8.7.2.3. sklearn.feature_extraction.text.CharNGramAnalyzer¶
- class sklearn.feature_extraction.text.CharNGramAnalyzer(charset='utf-8', preprocessor=RomanPreprocessor(), min_n=3, max_n=6, charset_error='strict')¶
Compute character n-grams features of a text document
This analyzer is interesting since it is language agnostic and will work well even for language where word segmentation is not as trivial as English such as Chinese and German for instance.
Because of this, it can be considered a basic morphological analyzer.
Parameters : charset: string :
If bytes are given to analyze, this charset is used to decode.
min_n: integer :
The lower boundary of the range of n-values for different n-grams to be extracted.
max_n: integer :
The upper boundary of the range of n-values for different n-grams to be extracted. All values of n such that min_n <= n <= max_n will be used.
preprocessor: callable :
A callable that preprocesses the text document before tokens are extracted.
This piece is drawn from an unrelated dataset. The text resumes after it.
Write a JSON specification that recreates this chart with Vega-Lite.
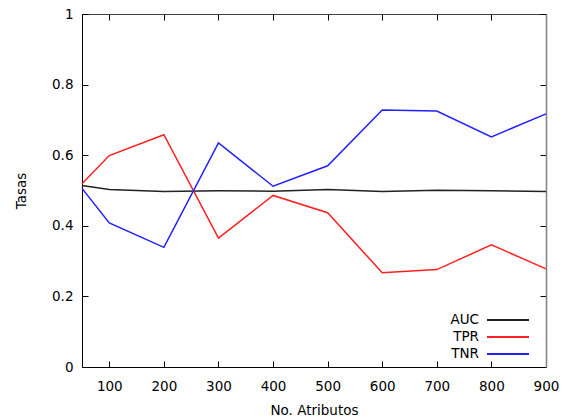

charset_error: {‘strict’, ‘ignore’, ‘replace’} :
Instruction on what to do if a byte sequence is given to analyze that contains characters not of the given charset. By default, it is ‘strict’, meaning that a UnicodeDecodeError will be raised. Other values are ‘ignore’ and ‘replace’.
Methods
analyze(text_document) From documents to token get_params([deep]) Get parameters for the estimator set_params(**params) Set the parameters of the estimator. - __init__(charset='utf-8', preprocessor=RomanPreprocessor(), min_n=3, max_n=6, charset_error='strict')¶
- analyze(text_document)¶
From documents to token
- get_params(deep=True)¶
Get parameters for the estimator
Parameters : deep: boolean, optional :
If True, will return the parameters for this estimator and contained subobjects that are estimators.
- set_params(**params)¶
Set the parameters of the estimator.
The method works on simple estimators as well as on nested objects (such as pipelines). The former have parameters of the form <component>__<parameter> so that it’s possible to update each component of a nested object.
Returns : self :